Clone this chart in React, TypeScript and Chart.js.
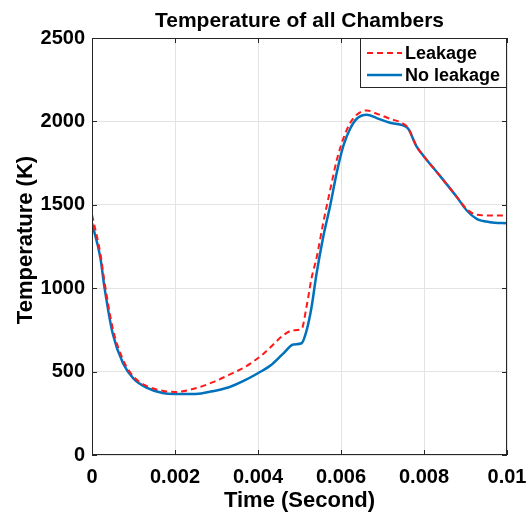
import { useEffect, useRef } from "react";
import { Chart, registerables } from "chart.js";

Chart.register(...registerables);

// Time (s)
const timeSec = [
  0, 0.0002, 0.0003, 0.0005, 0.00075, 0.001, 0.0013, 0.0017, 0.002, 0.0025,
  0.0029, 0.0033, 0.0037, 0.0041, 0.0043, 0.0046, 0.00485, 0.00505, 0.00517,
  0.00529, 0.00541, 0.00557, 0.00574, 0.0059, 0.00606, 0.00622, 0.00638,
  0.00662, 0.00686, 0.00718, 0.0075, 0.00762, 0.00782, 0.00798, 0.00839,
  0.00879, 0.00903, 0.00927, 0.00959, 0.01,
];

// Temperature (K), with leakage
const tempLeakage = [
  1440, 1210, 1040, 760, 570, 470, 416, 385, 378, 400, 435, 480, 530, 600,
  646, 716, 748, 756, 890, 1060, 1180, 1390, 1590, 1770, 1900, 1990, 2040,
  2066, 2046, 2016, 1986, 1960, 1850, 1796, 1672, 1547, 1474, 1440, 1436,
  1436,
];

// Temperature (K), no leakage
const tempNoLeakage = [
  1390, 1185, 1005, 727, 548, 458, 406, 372, 366, 366, 382, 406, 450, 505,
  536, 606, 662, 670, 746, 886, 1086, 1306, 1496, 1696, 1856, 1956, 2016,
  2040, 2020, 1992, 1976, 1956, 1850, 1796, 1672, 1547, 1466, 1416, 1396,
  1390,
];

const xTicks = [0, 0.002, 0.004, 0.006, 0.008, 0.01];
const yTicks = [0, 500, 1000, 1500, 2000, 2500];

const seriesNames = ["Leakage", "No leakage"];
const titleText = "Temperature of all Chambers";
const xTitle = "Time (Second)";
const yTitle = "Temperature (K)";

const FONT = "'Liberation Sans', Arial, Helvetica, sans-serif";

export default function App() {
  const ref = useRef<HTMLCanvasElement>(null);

  useEffect(() => {
    document.body.style.margin = "0";
    const canvas = ref.current;
    if (!canvas) return;

    const framePlugin = {
      id: "frame",
      afterDraw(chart: any) {
        const { ctx, chartArea: a } = chart;
        const xs = chart.scales.x;
        const ys = chart.scales.y;
        ctx.save();
        ctx.strokeStyle = "#262626";
        ctx.lineWidth = 1;
        // inward tick marks
        ctx.beginPath();
        xTicks.forEach((v) => {
          const px = Math.round(xs.getPixelForValue(v)) + 0.5;
          ctx.moveTo(px, a.bottom);
          ctx.lineTo(px, a.bottom - 5);
          ctx.moveTo(px, a.top);
          ctx.lineTo(px, a.top + 5);
        });
        yTicks.forEach((v) => {
          const py = Math.round(ys.getPixelForValue(v)) + 0.5;
          ctx.moveTo(a.left, py);
          ctx.lineTo(a.left + 5, py);
          ctx.moveTo(a.right, py);
          ctx.lineTo(a.right - 5, py);
        });
        ctx.stroke();
        // frame
        ctx.strokeRect(
          Math.round(a.left) + 0.5,
          Math.round(a.top) + 0.5,
          Math.round(a.right - a.left) - 1,
          Math.round(a.bottom - a.top) - 1
        );

        // legend box
        const lw = 147;
        const lh = 50;
        const lx = Math.round(a.right) - lw;
        const ly = Math.round(a.top);
        ctx.fillStyle = "#ffffff";
        ctx.fillRect(lx, ly, lw, lh);
        ctx.strokeRect(lx + 0.5, ly + 0.5, lw - 1, lh - 1);
        const ds = chart.data.datasets;
        const rows = [ly + 15, ly + 37];
        ds.forEach((d: any, i: number) => {
          ctx.beginPath();
          ctx.strokeStyle = d.borderColor;
          ctx.lineWidth = d.borderWidth;
          ctx.setLineDash(d.borderDash || []);
          ctx.moveTo(lx + 7, rows[i]);
          ctx.lineTo(lx + 42, rows[i]);
          ctx.stroke();
          ctx.setLineDash([]);
          ctx.fillStyle = "#000";
          ctx.font = `bold 18px ${FONT}`;
          ctx.textAlign = "left";
          ctx.textBaseline = "middle";
          ctx.fillText(seriesNames[i], lx + 45, rows[i] + 1);
        });

        // titles
        const cx = (a.left + a.right) / 2;
        ctx.fillStyle = "#000";
        ctx.textAlign = "center";
        ctx.textBaseline = "alphabetic";
        ctx.font = `bold 21px ${FONT}`;
        ctx.fillText(titleText, cx, 27);
        ctx.font = `bold 22px ${FONT}`;
        ctx.fillText(xTitle, cx, 507);
        ctx.save();
        ctx.translate(32, 240);
        ctx.rotate(-Math.PI / 2);
        ctx.fillText(yTitle, 0, 0);
        ctx.restore();
        ctx.restore();
      },
    };

    const chart = new Chart(canvas, {
      type: "line",
      data: {
        datasets: [
          {
            label: seriesNames[0],
            data: timeSec.map((t, i) => ({ x: t, y: tempLeakage[i] })),
            borderColor: "#ff1a1a",
            borderWidth: 2,
            borderDash: [6, 4],
            pointRadius: 0,
            cubicInterpolationMode: "monotone",
            fill: false,
            order: 1,
          },
          {
            label: seriesNames[1],
            data: timeSec.map((t, i) => ({ x: t, y: tempNoLeakage[i] })),
            borderColor: "#0072BD",
            borderWidth: 2.5,
            pointRadius: 0,
            cubicInterpolationMode: "monotone",
            fill: false,
            order: 2,
          },
        ],
      },
      options: {
        animation: false,
        responsive: false,
        maintainAspectRatio: false,
        layout: { padding: { top: 38, right: 21, left: 0, bottom: 0 } },
        plugins: {
          legend: { display: false },
          title: { display: false },
          tooltip: { enabled: false },
        },
        scales: {
          x: {
            type: "linear",
            min: 0,
            max: 0.01,
            afterBuildTicks: (s: any) => {
              s.ticks = xTicks.map((v) => ({ value: v }));
            },
            afterFit: (s: any) => {
              s.height = 60;
              s.paddingLeft = 0;
              s.paddingRight = 0;
            },
            ticks: {
              autoSkip: false,
              maxRotation: 0,
              padding: 10,
              color: "#000",
              font: { family: FONT, size: 20, weight: "bold" },
              callback: (v: any) => String(Number(Number(v).toFixed(4))),
            },
            grid: { color: "#e3e3e3", drawTicks: false },
            border: { display: false },
          },
          y: {
            type: "linear",
            min: 0,
            max: 2500,
            afterBuildTicks: (s: any) => {
              s.ticks = yTicks.map((v) => ({ value: v }));
            },
            afterFit: (s: any) => {
              s.width = 92;
              s.paddingTop = 0;
              s.paddingBottom = 0;
            },
            ticks: {
              autoSkip: false,
              padding: 7,
              color: "#000",
              font: { family: FONT, size: 20, weight: "bold" },
              callback: (v: any) => String(v),
            },
            grid: { color: "#e3e3e3", drawTicks: false },
            border: { display: false },
          },
        },
      },
      plugins: [framePlugin],
    } as any);

    return () => chart.destroy();
  }, []);

  return (
    <div style={{ position: "absolute", left: 0, top: 0, width: 528, height: 515 }}>
      <canvas ref={ref} width={528} height={515} style={{ width: 528, height: 515 }} />
    </div>
  );
}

+++

What the task requires:
Starting at the top of the listing above, please restate word for word each line up to and including the one that holds "Chart.register(...registerables);", omitting every image.

Output for this task:
Clone this chart in React, TypeScript and Chart.js.
import { useEffect, useRef } from "react";
import { Chart, registerables } from "chart.js";

Chart.register(...registerables);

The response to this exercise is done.